Eglin, Tyndall Hit by Storms But Suffer No Significant Damage

Eglin Air Force Base, Fla., suffered only minimal damage from at least one and as many as three tornadoes and heavy rains that tore across the Florida Panhandle on Jan. 9, as Airmen and civilian employees were told to telework as much as possible ahead of and after the storms.

Similar stay-at-home messages referencing the “anomalously strong storm” were issued to those who work at nearby Tyndall Air Force Base and Hurlburt Field. A Tyndall spokesperson could not be reached for comment, but Hurlburt officials said the storms didn’t cause much damage there.

The tornados inflicted severe damage in nearby Panama City and other coastal communities to the south and east, where many residential and commercial buildings were destroyed and power cut off.

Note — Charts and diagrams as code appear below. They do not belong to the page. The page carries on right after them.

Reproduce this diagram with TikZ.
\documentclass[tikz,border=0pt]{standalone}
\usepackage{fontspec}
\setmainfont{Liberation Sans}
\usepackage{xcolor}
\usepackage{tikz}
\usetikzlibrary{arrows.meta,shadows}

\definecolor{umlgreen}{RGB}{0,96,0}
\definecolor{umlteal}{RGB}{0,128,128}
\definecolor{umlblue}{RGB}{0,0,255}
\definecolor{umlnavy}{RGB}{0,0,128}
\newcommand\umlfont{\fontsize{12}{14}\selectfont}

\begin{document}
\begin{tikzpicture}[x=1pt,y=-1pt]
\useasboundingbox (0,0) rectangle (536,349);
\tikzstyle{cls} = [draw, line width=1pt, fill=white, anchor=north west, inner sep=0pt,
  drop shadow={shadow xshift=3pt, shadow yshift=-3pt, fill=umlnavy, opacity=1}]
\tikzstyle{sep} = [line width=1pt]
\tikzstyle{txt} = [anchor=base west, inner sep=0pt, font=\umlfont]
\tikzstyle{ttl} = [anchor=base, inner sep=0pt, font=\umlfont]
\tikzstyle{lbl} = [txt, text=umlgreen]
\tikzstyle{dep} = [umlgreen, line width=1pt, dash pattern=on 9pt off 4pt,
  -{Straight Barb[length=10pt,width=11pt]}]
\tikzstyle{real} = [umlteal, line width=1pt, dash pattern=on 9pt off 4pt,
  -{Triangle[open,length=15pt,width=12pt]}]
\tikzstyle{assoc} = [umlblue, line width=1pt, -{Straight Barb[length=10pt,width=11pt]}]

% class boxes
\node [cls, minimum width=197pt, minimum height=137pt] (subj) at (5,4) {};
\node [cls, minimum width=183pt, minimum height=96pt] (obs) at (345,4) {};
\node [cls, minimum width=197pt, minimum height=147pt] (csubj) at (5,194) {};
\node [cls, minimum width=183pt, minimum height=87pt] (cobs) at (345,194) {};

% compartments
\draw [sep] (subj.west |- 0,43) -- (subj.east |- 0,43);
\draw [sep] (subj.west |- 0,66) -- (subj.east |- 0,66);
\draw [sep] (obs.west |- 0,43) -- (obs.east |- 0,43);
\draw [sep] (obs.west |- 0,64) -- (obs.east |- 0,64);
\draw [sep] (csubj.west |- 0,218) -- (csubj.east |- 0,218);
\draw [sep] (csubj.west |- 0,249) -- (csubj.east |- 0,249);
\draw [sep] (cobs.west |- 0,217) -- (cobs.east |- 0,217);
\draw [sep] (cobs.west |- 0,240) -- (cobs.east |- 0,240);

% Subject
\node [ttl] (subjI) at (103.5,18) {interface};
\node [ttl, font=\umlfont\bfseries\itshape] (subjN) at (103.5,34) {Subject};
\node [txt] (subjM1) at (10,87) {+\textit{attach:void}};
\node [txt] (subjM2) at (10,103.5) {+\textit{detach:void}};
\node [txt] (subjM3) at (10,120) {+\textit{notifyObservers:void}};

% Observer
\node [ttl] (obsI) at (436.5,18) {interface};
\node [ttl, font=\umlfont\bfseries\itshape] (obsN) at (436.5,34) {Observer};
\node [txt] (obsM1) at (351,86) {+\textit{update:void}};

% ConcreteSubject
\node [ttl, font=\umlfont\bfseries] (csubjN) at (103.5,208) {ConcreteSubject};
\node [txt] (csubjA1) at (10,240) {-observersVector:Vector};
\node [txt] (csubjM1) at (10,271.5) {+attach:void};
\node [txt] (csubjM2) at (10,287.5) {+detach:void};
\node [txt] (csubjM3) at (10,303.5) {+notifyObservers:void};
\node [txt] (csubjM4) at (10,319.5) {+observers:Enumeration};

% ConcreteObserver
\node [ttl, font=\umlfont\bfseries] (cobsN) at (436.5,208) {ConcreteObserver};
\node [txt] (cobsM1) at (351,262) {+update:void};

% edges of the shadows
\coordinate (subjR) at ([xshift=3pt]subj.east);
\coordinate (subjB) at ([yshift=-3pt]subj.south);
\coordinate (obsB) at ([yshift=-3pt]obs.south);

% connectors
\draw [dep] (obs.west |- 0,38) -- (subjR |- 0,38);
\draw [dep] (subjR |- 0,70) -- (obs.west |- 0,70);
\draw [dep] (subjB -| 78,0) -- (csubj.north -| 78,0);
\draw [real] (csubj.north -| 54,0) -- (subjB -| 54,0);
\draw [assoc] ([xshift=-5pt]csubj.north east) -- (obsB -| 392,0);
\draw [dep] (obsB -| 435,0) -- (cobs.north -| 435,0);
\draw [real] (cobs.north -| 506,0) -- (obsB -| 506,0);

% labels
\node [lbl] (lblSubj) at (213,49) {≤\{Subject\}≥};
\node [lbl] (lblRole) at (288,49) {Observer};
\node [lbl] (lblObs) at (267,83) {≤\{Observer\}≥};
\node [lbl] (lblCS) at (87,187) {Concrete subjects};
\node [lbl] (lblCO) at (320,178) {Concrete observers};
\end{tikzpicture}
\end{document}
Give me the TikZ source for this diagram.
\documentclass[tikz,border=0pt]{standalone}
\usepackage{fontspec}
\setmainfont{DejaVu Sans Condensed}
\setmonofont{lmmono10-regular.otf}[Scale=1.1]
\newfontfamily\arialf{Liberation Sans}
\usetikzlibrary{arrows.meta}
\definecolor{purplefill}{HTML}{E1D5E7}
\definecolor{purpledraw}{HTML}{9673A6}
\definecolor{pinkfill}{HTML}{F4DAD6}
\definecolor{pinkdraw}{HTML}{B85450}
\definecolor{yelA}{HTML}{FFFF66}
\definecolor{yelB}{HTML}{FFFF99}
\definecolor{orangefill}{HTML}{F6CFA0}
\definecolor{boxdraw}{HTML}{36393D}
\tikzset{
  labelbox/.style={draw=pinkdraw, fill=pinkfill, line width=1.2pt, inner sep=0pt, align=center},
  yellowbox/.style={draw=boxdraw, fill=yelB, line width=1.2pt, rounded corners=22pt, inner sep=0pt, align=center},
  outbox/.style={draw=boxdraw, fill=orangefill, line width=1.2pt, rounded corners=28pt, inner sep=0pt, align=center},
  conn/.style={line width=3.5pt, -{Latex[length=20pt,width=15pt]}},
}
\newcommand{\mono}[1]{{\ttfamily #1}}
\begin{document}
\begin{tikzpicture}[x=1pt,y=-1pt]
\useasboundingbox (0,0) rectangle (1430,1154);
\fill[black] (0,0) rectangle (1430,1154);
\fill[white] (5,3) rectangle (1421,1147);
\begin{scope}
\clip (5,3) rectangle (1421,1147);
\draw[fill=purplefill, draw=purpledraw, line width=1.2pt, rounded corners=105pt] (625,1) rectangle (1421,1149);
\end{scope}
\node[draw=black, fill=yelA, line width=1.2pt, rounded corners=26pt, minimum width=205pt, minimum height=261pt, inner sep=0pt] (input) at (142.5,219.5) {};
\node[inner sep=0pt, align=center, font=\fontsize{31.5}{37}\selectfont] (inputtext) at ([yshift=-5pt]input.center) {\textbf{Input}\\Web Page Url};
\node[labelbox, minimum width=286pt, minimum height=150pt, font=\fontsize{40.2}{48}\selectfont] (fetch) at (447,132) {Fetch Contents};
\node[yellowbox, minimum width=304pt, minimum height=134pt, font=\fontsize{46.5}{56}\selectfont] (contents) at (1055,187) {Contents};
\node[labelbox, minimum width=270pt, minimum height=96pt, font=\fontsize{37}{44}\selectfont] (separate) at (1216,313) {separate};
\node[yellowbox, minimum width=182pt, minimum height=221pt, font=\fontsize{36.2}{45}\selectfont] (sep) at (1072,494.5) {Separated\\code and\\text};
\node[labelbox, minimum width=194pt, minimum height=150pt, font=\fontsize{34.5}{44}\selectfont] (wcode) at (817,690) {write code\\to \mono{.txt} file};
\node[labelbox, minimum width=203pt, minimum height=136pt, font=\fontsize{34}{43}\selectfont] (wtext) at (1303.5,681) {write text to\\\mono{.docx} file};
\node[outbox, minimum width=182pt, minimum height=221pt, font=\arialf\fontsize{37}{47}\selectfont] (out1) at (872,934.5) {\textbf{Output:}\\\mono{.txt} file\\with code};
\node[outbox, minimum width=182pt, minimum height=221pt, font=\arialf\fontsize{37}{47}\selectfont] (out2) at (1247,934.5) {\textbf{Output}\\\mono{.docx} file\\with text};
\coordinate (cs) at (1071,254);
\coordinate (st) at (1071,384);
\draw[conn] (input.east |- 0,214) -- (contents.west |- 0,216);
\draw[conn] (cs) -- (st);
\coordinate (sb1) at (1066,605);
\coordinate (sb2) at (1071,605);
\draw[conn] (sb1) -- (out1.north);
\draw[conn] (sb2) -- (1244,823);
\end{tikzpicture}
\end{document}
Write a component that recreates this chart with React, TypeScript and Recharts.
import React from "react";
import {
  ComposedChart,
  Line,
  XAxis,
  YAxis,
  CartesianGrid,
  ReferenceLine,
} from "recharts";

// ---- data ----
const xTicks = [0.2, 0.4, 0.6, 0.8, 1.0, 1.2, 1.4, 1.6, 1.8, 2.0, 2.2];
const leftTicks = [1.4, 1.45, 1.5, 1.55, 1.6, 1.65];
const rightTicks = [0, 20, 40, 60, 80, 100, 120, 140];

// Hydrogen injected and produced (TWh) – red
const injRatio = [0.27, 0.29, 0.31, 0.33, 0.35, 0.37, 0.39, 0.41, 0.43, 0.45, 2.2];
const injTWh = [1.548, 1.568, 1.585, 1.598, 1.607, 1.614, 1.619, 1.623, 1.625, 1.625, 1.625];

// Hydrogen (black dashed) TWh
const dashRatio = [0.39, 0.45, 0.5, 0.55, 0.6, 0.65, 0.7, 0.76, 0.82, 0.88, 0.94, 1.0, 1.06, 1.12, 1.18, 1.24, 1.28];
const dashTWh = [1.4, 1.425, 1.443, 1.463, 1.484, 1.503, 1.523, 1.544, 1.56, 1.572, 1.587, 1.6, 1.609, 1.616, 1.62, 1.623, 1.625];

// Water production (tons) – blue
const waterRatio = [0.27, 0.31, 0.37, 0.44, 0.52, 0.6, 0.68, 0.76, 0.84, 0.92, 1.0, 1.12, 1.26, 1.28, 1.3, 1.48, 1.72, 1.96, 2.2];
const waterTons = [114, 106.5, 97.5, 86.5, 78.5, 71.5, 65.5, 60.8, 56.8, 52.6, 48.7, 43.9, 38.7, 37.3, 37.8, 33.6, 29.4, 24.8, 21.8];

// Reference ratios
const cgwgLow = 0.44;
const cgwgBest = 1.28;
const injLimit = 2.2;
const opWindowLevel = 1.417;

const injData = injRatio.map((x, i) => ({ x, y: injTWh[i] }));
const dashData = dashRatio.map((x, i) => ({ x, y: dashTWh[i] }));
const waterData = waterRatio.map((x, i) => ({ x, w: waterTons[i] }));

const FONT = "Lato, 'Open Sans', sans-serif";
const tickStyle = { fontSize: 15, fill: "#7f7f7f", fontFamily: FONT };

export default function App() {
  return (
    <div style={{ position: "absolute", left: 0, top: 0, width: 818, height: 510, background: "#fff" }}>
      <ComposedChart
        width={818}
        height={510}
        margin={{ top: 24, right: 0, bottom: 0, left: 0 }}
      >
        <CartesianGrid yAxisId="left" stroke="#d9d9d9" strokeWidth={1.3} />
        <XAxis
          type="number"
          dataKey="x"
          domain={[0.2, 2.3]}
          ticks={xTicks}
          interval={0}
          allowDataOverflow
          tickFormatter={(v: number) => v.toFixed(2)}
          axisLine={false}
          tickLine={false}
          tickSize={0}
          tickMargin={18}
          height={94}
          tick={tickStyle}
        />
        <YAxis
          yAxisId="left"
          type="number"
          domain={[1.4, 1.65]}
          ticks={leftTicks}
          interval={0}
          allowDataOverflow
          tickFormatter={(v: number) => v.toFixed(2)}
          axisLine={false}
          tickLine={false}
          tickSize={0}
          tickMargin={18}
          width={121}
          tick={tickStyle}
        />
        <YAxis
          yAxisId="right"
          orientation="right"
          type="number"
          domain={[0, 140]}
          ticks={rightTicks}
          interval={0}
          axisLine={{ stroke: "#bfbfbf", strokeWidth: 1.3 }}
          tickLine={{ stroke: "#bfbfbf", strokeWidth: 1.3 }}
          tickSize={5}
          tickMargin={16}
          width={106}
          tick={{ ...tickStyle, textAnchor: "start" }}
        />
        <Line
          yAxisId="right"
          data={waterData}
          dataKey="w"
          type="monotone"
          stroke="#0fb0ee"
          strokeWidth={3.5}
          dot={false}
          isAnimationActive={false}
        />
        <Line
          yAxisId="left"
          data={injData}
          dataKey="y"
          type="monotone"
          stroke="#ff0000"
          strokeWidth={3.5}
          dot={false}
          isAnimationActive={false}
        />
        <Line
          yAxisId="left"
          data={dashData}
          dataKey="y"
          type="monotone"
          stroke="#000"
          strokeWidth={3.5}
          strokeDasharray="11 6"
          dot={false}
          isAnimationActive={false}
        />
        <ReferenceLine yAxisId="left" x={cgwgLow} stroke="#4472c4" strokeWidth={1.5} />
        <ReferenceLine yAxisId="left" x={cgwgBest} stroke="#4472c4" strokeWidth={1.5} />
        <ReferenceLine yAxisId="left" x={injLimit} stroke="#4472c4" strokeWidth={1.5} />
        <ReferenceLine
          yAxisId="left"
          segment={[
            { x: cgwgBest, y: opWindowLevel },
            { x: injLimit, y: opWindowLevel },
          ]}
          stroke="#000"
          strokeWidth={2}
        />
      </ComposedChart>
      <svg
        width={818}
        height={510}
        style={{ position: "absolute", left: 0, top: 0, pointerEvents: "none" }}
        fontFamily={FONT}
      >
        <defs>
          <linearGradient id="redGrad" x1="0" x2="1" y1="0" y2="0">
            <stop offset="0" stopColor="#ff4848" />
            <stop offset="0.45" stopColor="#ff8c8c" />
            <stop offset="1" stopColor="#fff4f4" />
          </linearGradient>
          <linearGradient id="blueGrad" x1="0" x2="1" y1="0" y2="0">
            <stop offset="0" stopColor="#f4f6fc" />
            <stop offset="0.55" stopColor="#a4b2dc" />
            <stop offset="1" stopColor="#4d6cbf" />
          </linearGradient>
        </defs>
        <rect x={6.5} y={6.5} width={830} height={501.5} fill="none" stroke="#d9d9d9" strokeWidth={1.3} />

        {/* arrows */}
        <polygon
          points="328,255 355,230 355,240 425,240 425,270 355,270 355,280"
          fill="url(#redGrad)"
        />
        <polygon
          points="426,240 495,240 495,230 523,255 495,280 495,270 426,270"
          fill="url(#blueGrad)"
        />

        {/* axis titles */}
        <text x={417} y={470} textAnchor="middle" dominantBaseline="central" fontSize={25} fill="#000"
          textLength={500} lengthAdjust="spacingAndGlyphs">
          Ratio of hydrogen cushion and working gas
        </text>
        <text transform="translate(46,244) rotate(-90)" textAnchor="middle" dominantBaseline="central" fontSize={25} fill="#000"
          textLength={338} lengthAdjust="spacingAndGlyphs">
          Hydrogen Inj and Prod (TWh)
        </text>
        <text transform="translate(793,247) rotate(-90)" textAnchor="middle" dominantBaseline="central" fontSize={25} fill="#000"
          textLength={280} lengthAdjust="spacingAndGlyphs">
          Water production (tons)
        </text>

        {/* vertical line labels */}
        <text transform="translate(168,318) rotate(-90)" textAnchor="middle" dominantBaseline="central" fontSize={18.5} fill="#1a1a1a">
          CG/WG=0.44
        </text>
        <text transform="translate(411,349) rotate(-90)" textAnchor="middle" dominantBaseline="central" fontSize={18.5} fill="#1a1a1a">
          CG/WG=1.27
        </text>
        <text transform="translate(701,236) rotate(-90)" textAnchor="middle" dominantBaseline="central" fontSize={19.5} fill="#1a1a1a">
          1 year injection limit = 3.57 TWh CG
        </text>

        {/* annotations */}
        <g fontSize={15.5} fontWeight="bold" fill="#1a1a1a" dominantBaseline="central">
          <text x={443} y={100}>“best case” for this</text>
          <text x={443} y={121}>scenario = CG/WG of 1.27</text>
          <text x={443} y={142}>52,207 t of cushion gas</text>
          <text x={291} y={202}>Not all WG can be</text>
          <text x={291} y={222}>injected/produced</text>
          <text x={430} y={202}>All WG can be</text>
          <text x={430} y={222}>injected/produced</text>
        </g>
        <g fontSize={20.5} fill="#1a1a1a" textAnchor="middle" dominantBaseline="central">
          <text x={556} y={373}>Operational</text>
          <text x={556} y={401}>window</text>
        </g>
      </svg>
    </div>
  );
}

Florida Gov. Ron DeSantis declared a state of emergency for the area.

On Jan. 8, Eglin issued a “mission essential posture” order authorizing maximum telework. Base officials advised personnel that the threat of tornados, thunderstorms, and up to four inches of rain, with localized flooding and winds up to 70 miles per hour, were imminent.

Base officials said some aircraft were placed in hangars for protection, but no aircraft were flown to other bases specifically to shield them from the storm.

Eglin closed its 96th Medical Group, dining services, and the northwest base gate. Except for those considered essential for storm preparation and recovery, Weather Safety Leave was authorized for non-telework eligible personnel.

An Eglin spokesperson said base personnel whose off-base homes were damaged will likely be given time off to deal with the situation.

“We will take care of our Airmen,” the official said. Personnel and base operations will be back to normal operations on Jan. 10, she added.

The storm continued up the East Coast on Jan. 9, threatening flooding and wind damage at other bases in the region. Fort Lauderdale reported a tornado with 80 mph winds.

In 2018, Hurricane Michael hit the Florida panhandle coast, causing massive destruction at Tyndall and significant damage at Eglin. Tyndall suffered numerous aircraft damaged inside their hangars and many base buildings were scraped off their foundations or declared a total loss. In the aftermath of the storm, some missions, like F-22 training, were eventually re-assigned to other bases. Most of the base aircraft able to evacuate to other locations, however, did so. Since then, the Air Force has been more proactive in moving aircraft out of the way of major storm systems.